A fala é de Hamlet, exasperado com a dor espalhafatosa de Laerte à beira da sepultura de Ofélia. De fato, antes engolisse um crocodilo inteiro o pobre irmão da heroína, se queria chamar sobre si a atenção de todo o reino. Já o príncipe da Dinamarca, refém do papel de louco varrido em que se metera a fim de levar adiante o seu projeto de vingança, não podia permitir-se uma só lágrima. Sofria mais Hamlet, e não tinha como engolir sequer uma lagartixa.

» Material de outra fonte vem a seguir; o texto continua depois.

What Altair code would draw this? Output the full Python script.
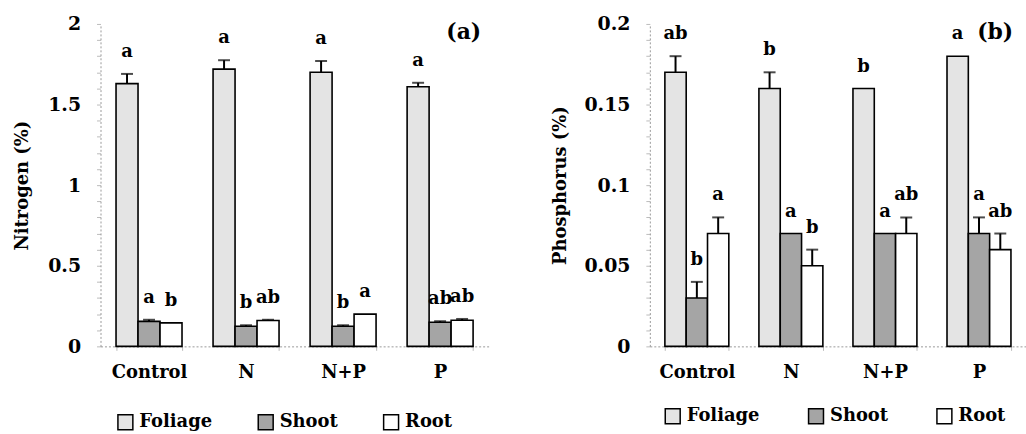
import altair as alt
import pandas as pd

categories = ["Control", "N", "N+P", "P"]
parts = ["Foliage", "Shoot", "Root"]
part_colors = ["#e4e4e4", "#a5a5a5", "#ffffff"]

# Panel (a): Nitrogen (%)
n_foliage = [1.63, 1.72, 1.70, 1.61]
n_foliage_err = [0.06, 0.055, 0.07, 0.025]
n_shoot = [0.155, 0.125, 0.125, 0.15]
n_shoot_err = [0.01, 0.006, 0.006, 0.006]
n_root = [0.146, 0.16, 0.20, 0.162]
n_root_err = [0.0, 0.005, 0.0, 0.008]
n_foliage_letters = ["a", "a", "a", "a"]
n_shoot_letters = ["a", "b", "b", "ab"]
n_root_letters = ["b", "ab", "a", "ab"]

# Panel (b): Phosphorus (%)
p_foliage = [0.17, 0.16, 0.16, 0.18]
p_foliage_err = [0.01, 0.01, 0.0, 0.0]
p_shoot = [0.03, 0.07, 0.07, 0.07]
p_shoot_err = [0.01, 0.0, 0.0, 0.01]
p_root = [0.07, 0.05, 0.07, 0.06]
p_root_err = [0.01, 0.01, 0.01, 0.01]
p_foliage_letters = ["ab", "b", "b", "a"]
p_shoot_letters = ["b", "a", "a", "a"]
p_root_letters = ["a", "b", "ab", "ab"]

# axis ticks (minor marks) and labelled ticks
n_ticks = [round(i * 0.1, 1) for i in range(21)]
n_labels = [0, 0.5, 1, 1.5, 2]
p_ticks = [round(i * 0.01, 2) for i in range(21)]
p_labels = [0, 0.05, 0.1, 0.15, 0.2]

FONT = "DejaVu Serif"


def build(vals, errs, letters):
    rows = []
    for part, v, e, l in zip(parts, vals, errs, letters):
        for c, vv, ee, ll in zip(categories, v, e, l):
            rows.append({"cat": c, "part": part, "value": vv, "err": ee,
                         "top": vv + ee, "letter": ll})
    return pd.DataFrame(rows)


df_n = build([n_foliage, n_shoot, n_root], [n_foliage_err, n_shoot_err, n_root_err],
             [n_foliage_letters, n_shoot_letters, n_root_letters])
df_p = build([p_foliage, p_shoot, p_root], [p_foliage_err, p_shoot_err, p_root_err],
             [p_foliage_letters, p_shoot_letters, p_root_letters])


def panel(df, ytitle, ymax, tick_vals, label_vals, fmt, tag, width, tag_x,
          leg_x, leg_y, colpad, title_pad):
    xenc = alt.X("cat:N", sort=categories,
                 scale=alt.Scale(paddingInner=0.32, paddingOuter=0.16),
                 axis=alt.Axis(title=None, labelAngle=0, labelFontSize=18,
                               labelFontWeight="bold", labelColor="black",
                               labelPadding=13, domainDash=[2, 2],
                               domainColor="#999", tickColor="#bbb", tickSize=4,
                               tickBand="extent", labelFont=FONT))
    xoff = alt.XOffset("part:N", sort=parts, scale=alt.Scale(paddingInner=0, paddingOuter=0))
    yscale = alt.Scale(domain=[0, ymax], nice=False)
    lab_list = "[" + ",".join(str(v) for v in label_vals) + "]"
    label_expr = ("indexof(" + lab_list + ", round(datum.value*1000)/1000) >= 0 "
                  "? format(datum.value, '" + fmt + "') : ''")
    yaxis = alt.Axis(title=ytitle, values=tick_vals, labelExpr=label_expr,
                     labelOverlap=False, labelBound=False, labelFlush=False,
                     grid=False, domainDash=[2, 2], domainColor="#999",
                     tickColor="#bbb", tickSize=4, labelFontSize=19,
                     labelFontWeight="bold", labelColor="black", labelPadding=16,
                     titleFontSize=18, titleFontWeight="bold", titleColor="black",
                     titlePadding=title_pad, labelFont=FONT, titleFont=FONT)
    base = alt.Chart(df)
    bars = base.mark_bar(stroke="black", strokeWidth=1.6).encode(
        x=xenc, xOffset=xoff,
        y=alt.Y("value:Q", scale=yscale, axis=yaxis),
        fill=alt.Fill("part:N", sort=parts,
                      scale=alt.Scale(domain=parts, range=part_colors),
                      legend=alt.Legend(title=None, orient="none", legendX=leg_x,
                                        legendY=leg_y, direction="horizontal",
                                        symbolType="square", symbolSize=225,
                                        symbolStrokeColor="black",
                                        symbolStrokeWidth=1.5, labelFontSize=18,
                                        labelFontWeight="bold", labelColor="black",
                                        labelOffset=5, columnPadding=colpad,
                                        labelFont=FONT)),
    )
    errs = base.transform_filter("datum.err > 0")
    rule = errs.mark_rule(color="black", strokeWidth=2).encode(
        x=xenc, xOffset=xoff, y=alt.Y("value:Q", scale=yscale, axis=yaxis), y2="top:Q")
    cap = errs.mark_tick(color="black", thickness=2, size=12).encode(
        x=xenc, xOffset=xoff, y=alt.Y("top:Q", scale=yscale, axis=yaxis))
    letters = base.mark_text(dy=-22, baseline="middle", fontSize=18,
                             fontWeight="bold", font=FONT, color="black").encode(
        x=xenc, xOffset=xoff, y=alt.Y("top:Q", scale=yscale, axis=yaxis),
        text="letter:N")
    tag_txt = alt.Chart(pd.DataFrame({"t": [tag]})).mark_text(
        fontSize=22, fontWeight="bold", font=FONT, color="black",
        baseline="middle").encode(x=alt.value(tag_x), y=alt.value(8), text="t:N")
    return alt.layer(bars, rule, cap, letters, tag_txt).properties(
        width=width, height=324)


left = panel(df_n, "Nitrogen (%)", 2.0, n_ticks, n_labels, ".1~f", "(a)",
             390, 365, 16, 391, 42, 16)
right = panel(df_p, "Phosphorus (%)", 0.2, p_ticks, p_labels, ".2~f", "(b)",
              378, 347, 14, 385, 45, 14)

chart = alt.hconcat(left, right, spacing=63).resolve_scale(
    x="independent", y="independent", fill="independent", xOffset="independent"
).properties(
    padding={"left": 13, "top": 14, "right": 0, "bottom": 0}
).configure(font=FONT).configure_view(strokeWidth=0)

chart.save("out.html", embed_options={"renderer": "svg", "actions": False})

Dia 17 de março vi de passagem em um noticiário televisivo o cemitério-de-pistóia montado na areia da praia de Copacabana para protestar contra a violência e pedir o fim da impunidade — centenas de mortes estúpidas, por assassinato e bala perdida, que têm enlutado cotidianamente o Rio de Janeiro, numa escalada de crimes sem comparação com qualquer outra época da história da cidade.

Organizou o ato a entidade carioca Rio de Paz (http://www.riodepaz.org.br), que reúne estudantes, profissionais liberais e parentes das vítimas da violência urbana, explicando com suas faixas negras por que estavam ali. Levaram o dia conversando com as pessoas que passavam alegremente pelo local, até serem capturadas pela visão daquelas setecentas cruzes de madeira fincadas na areia da praia, chamando a atenção pelo inusitado. As cruzes pretas representavam o número aproximado de assassinatos ocorridos entre nós nos dois primeiros meses de 2007. Quadro forte, silencioso, sem legenda para quem o divisava apenas de longe, um tapa sem mão na cara de todo mundo, incitando pelo choque e sua carga emotiva à participação popular.

Esse cemitério-de-pistóia não convida ninguém a engolir um crocodilo inteiro nem encoraja demonstrações exacerbadas de revolta contra as autoridades, os gestores da coisa pública, os responsáveis pela política de segurança no estado. Não. Ele apenas fica onde está, como uma advertência surdamente desesperada: não acordar de uma vez por todas para a necessidade de enfrentar o problema da violência urbana como prioridade imediata deixará a população carioca inteiramente à mercê do puro acaso.

Há uma certa loucura hamletiana recontada no gesto dos participantes dessa oportuna manifestação pública. Também eles são visitados, de alguma forma, pelos espectros dos seus mortos. Que não lhes pedem vingança, como o rei da tragédia shakespeariana. Talvez não lhes peçam nada. Eles é que não conseguem mais ficar indiferentes à situação deplorável a que chegamos e partem para o confronto com os nossos maus lidadores da res publica através da força insuperável do símbolo, sem hostilidade, claro, mas com a certeza de provocar na sociedade em geral espanto, conscientização e necessidade de cobrança diuturna aos homens colocados no poder pelo nosso voto de ações mais efetivas e mais inteligentes no combate à criminalidade galopante, sintoma de alarme de uma gravíssima doença social que precisa de cuidados mediatos e imediatos, mas sem onda política nem ideológica.

Pela importância do evento, o grupo de manifestantes era pequeno. Nós moradores do Rio temos o dever de juntar-nos a essa turma do bom combate. Nossos governantes precisam sentir plenamente que estamos todos à beira do insuportável. Que não há mais condições de aturar o clima de horror que tomou conta da cidade e que se espera deles a eficácia prometida em suas campanhas eleitorais.

Só há uma saída: agir, agir, e agir. E ainda agir.